PASO ROBLES — After years of cohabitation with the Paso Robles Library, City Hall is taking its first fledgling steps to find a permanent home. At the Nov. 19 Paso Robles City Council meeting, City Manager Tom Frutchey gave updates on the development of the City Hall’s master plan and lighting for pickleball courts.  

The facility that houses the Library was completed in 1995 with the intent that the City Hall would share the space until 2010. However, due to a “variety of economic restraints” during the Great Recession, the move was postponed indefinitely.

In May 2017, the Library created a master plan that addressed the Library and the City’s needs. In lieu of the City Hall getting its own building, the upstairs was reorganized to accommodate the City and the growing requirements of the Library. 

Funds for the master plan study are already allocated in the City’s budget and not for any proposed City Hall construction. Frutchey said the time has finally come for the City to move forward with the City Hall master plan and acknowledged that the process is long overdue. 

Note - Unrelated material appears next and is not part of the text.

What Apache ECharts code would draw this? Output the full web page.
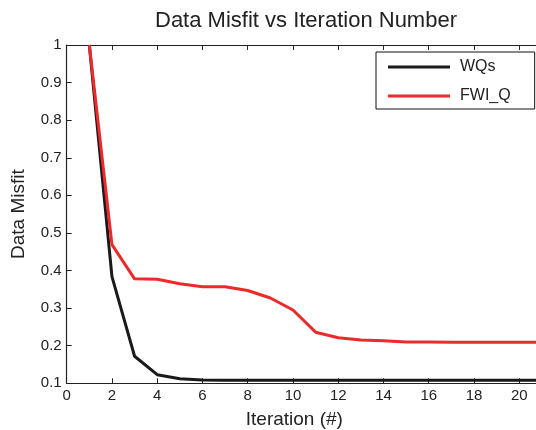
<!DOCTYPE html>
<html>
<head>
<meta charset="utf-8">
<script src="https://cdn.jsdelivr.net/npm/echarts@6/dist/echarts.min.js"></script>
<style>html,body{margin:0;padding:0;background:#fff;}#c{width:536px;height:430px;}</style>
</head>
<body>
<div id="c"></div>
<script>
const iterations = [1,2,3,4,5,6,7,8,9,10,11,12,13,14,15,16,17,18,19,20,21];
const wqs = [1.0,0.384,0.172,0.123,0.112,0.109,0.108,0.108,0.108,0.108,0.108,0.108,0.108,0.108,0.108,0.108,0.108,0.108,0.108,0.108,0.108];
const fwiQ = [1.0,0.469,0.378,0.377,0.365,0.357,0.357,0.347,0.327,0.295,0.236,0.221,0.215,0.213,0.210,0.210,0.209,0.209,0.209,0.209,0.209];
const xTicks = [0,2,4,6,8,10,12,14,16,18,20];
const yTicks = [0.1,0.2,0.3,0.4,0.5,0.6,0.7,0.8,0.9,1];

const font = 'Liberation Sans, Arial, sans-serif';
const axisCol = '#222';
const chart = echarts.init(document.getElementById('c'));
const pair = a => iterations.map((x,i)=>[x,a[i]]);
chart.setOption({
  animation:false,
  backgroundColor:'#fff',
  title:{text:'Data Misfit vs Iteration Number',left:155,top:10,padding:0,
    textStyle:{fontFamily:font,fontSize:22,fontWeight:'normal',color:'#222'}},
  grid:{left:66.7,top:45,right:0,bottom:46.7,containLabel:false,outerBoundsMode:'none'},
  legend:{orient:'vertical',left:376,top:52,padding:[6,24,4,12],itemGap:11,itemWidth:62,itemHeight:3,
    icon:'rect',
    borderColor:'#111',borderWidth:1,backgroundColor:'#fff',
    textStyle:{fontFamily:font,fontSize:16,color:'#222',padding:[0,0,0,5],lineHeight:18},
    data:['WQs','FWI_Q']},
  xAxis:[{type:'value',min:0,max:20.74,interval:2,position:'bottom',
    name:'Iteration (#)',nameLocation:'middle',nameGap:27,
    nameTextStyle:{fontFamily:font,fontSize:19,color:'#222',padding:[0,14,0,0]},
    axisLine:{show:true,onZero:false,lineStyle:{color:axisCol,width:1.2}},
    axisTick:{show:true,inside:true,length:5,lineStyle:{color:axisCol}},
    axisLabel:{fontFamily:font,fontSize:15,color:'#222',margin:5,
      formatter:v=>xTicks.includes(Math.round(v))?String(Math.round(v)):''},
    splitLine:{show:false}},
   {type:'value',min:0,max:20.74,interval:2,position:'top',
    axisLine:{show:true,onZero:false,lineStyle:{color:axisCol,width:1.2}},
    axisTick:{show:true,inside:true,length:5,lineStyle:{color:axisCol}},
    axisLabel:{show:false},splitLine:{show:false}}],
  yAxis:{type:'value',min:0.1,max:1,interval:0.1,
    name:'Data Misfit',nameLocation:'middle',nameGap:38,
    nameTextStyle:{fontFamily:font,fontSize:19,color:'#222'},
    axisLine:{show:true,onZero:false,lineStyle:{color:axisCol,width:1.2}},
    axisTick:{show:true,inside:true,length:5,lineStyle:{color:axisCol}},
    axisLabel:{fontFamily:font,fontSize:15,color:'#222',margin:5,
      formatter:v=>{const r=Math.round(v*10)/10;return yTicks.includes(r)?String(r):'';}},
    splitLine:{show:false}},
  series:[
    {name:'WQs',type:'line',data:pair(wqs),symbol:'none',clip:true,
      lineStyle:{color:'#1a1a1a',width:3},itemStyle:{color:'#1a1a1a'}},
    {name:'FWI_Q',type:'line',data:pair(fwiQ),symbol:'none',clip:true,
      lineStyle:{color:'#ec2a2a',width:3},itemStyle:{color:'#ec2a2a'}}
  ]
});
</script>
</body>
</html>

“The City Hall master plan hand not been forthcoming. We have made some progress but certainly not at the pace the Council would have wanted nor the community and the Library advocates deserve,” said Frutchey.

Currently, two firms are poised to take on the task of creating a master plan for City Hall. Frutchey said that “a full spectrum of skills” are required to ensure that both master plans of the Library and the City work together. He stated that the chosen firm will need strong public relations and organizational developmental prowess.

“We want to ensure that all the benefits of the Library master plan are compounded in a positive way with the City Hall master plan,” said Frutchey. 

Frutchey willingly took the blame for the lack of progress in moving City staff out of the Library and praised Assistant City Manager Sarah Johnson-Rios for stepping up to the task for finding a home for City staff. 

“I do apologize, sincerely, that progress has not been made but we now have someone on board who has truly volunteered and that’s Sarah Johnson-Rios, take over this project,” said Frutchey. He went on to say, “She wasn’t ‘volun-told’ this was her project. It’s just a measure of who she is to step up and say she’ll take the lead on this.”

Mayor Steve Martin garnered applause from the group of Library staff and supporters attending the meeting with his closing statement on the subject.

“Thank you all for your interest and your participation in making your wishes known and for being a part of the Library services and developing for the future of the library,” said Martin. “Let’s build on history and make a brighter future for this building.”

The near future of lighting pickleball games did not appear to be as bright as City Hall’s. Frutchey said that staff was still waiting for an answer for the Sherwood Park project grant application and funds are still needed to light the Centennial Park courts.

Frutchey presented an admittedly unusual request for the Council to appoint an “informal subcommittee” composed of Dwayne Brown and Larry Warner to find creative, cost-effective solutions to illuminate the courts.

“The two of them are both very knowledgeable and very skilled to come up with a solution that will use City funds wisely and come up with a solution,” Frutchey said, “and I applaud the pickleball players in our community because they have all offered to participate in the funding of the lights of the existing courts.” 

Warner stepped up to the mic and gave the Council a brief update where things stood with the lighting. He stated that they have done individual research for solutions and are ready to collaborate. He said that they would present ideas at the Dec. 3 Council meeting.